One of the bigger stories of the early part of the season has been the ace-level emergence of Gerrit Cole. Freed from the Pirates, Cole has moved on to the Astros and seemingly threatened to throw a no-hitter every start. Cole’s strikeout rate has taken off, and one has been left to wonder why this pitcher didn’t show up consistently in Pittsburgh. On the Pirates’ side, Colin Moran and Michael Feliz have been fine. The club has also overachieved, winning more games than it’s lost. But if anything, the Pirates’ early success makes the loss of Cole more painful. No one likes to see a player improve somewhere else.
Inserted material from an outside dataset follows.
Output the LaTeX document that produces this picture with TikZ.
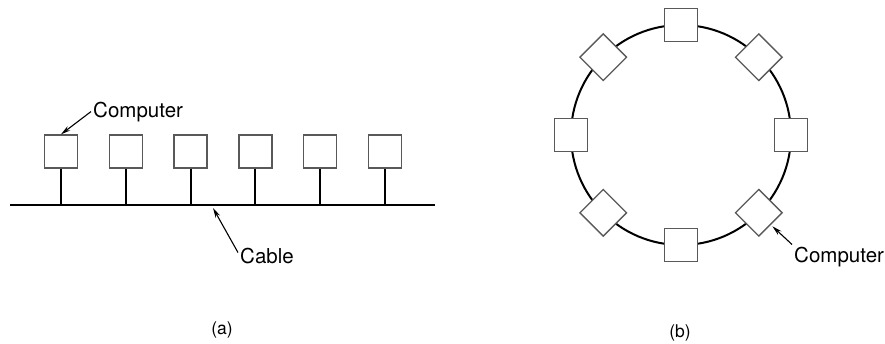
\documentclass[tikz,border=0pt]{standalone}
\usepackage{fontspec}
\setmainfont{TeX Gyre Heros}
\usetikzlibrary{arrows.meta,calc}

\tikzset{
  comp/.style={draw=black!65,line width=1.3pt,fill=white,minimum size=33pt,inner sep=0pt},
  wire/.style={line width=2pt},
  ptr/.style={line width=1.1pt,-{Stealth[length=10pt,width=5pt]}},
  lbl/.style={font=\fontsize{20.5}{24}\selectfont,inner sep=2pt},
  subcap/.style={font=\fontsize{17.5}{20}\selectfont,inner sep=0pt}
}

\begin{document}
\begin{tikzpicture}[x=1pt,y=-1pt]
\useasboundingbox (0,0) rectangle (885,343);
% (a) bus
\coordinate (cl) at (10,205);
\coordinate (cr) at (435,205);
\draw[wire] (cl) -- (cr);
\foreach \i in {0,...,5} {
  \node[comp] (a\i) at (61+64.8*\i,151.5) {};
  \draw[wire] (a\i.south) -- (a\i.south |- cl);
}
\node[lbl,anchor=base west] (acomp) at (91,117) {Computer};
\draw[ptr] (acomp.west) -- (a0.north);
\coordinate (ctip) at (213,208);
\node[lbl,anchor=base west] (acab) at (238,263) {Cable};
\draw[ptr] ([yshift=3pt]acab.west) -- (ctip);
\node[subcap] (capa) at (222,330) {(a)};
% (b) ring
\coordinate (ctr) at (681,135);
\draw[wire] (ctr) circle[radius=110pt];
\foreach \a in {0,45,...,315}
  \node[comp,rotate=\a] (b\a) at ($(ctr)+(\a:110pt)$) {};
\node[lbl,anchor=base west] (bcomp) at (792,262) {Computer};
\draw[ptr,shorten >=2pt] (bcomp.north west) -- (b315.east);
\node[subcap] (capb) at (680,333) {(b)};
\end{tikzpicture}
\end{document}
Something about going to Houston has allowed Cole to tap into his inner potential. There’s been much conversation about why the Pirates couldn’t pull this talent out. As some consolation, however, the Pirates have sort of done a similar thing to the Rays. Near the end of February, the Pirates picked up Corey Dickerson for a song. The Rays, I’m sure, are content with the early performance by C.J. Cron. But the Dickerson of the present doesn’t look like the Dickerson of yesterday. Cole left Pittsburgh and found a new level. Dickerson arrived in Pittsburgh and found a new level. It doesn’t make up for trading an ace, yet there are reasons why the Pirates are firmly in contention.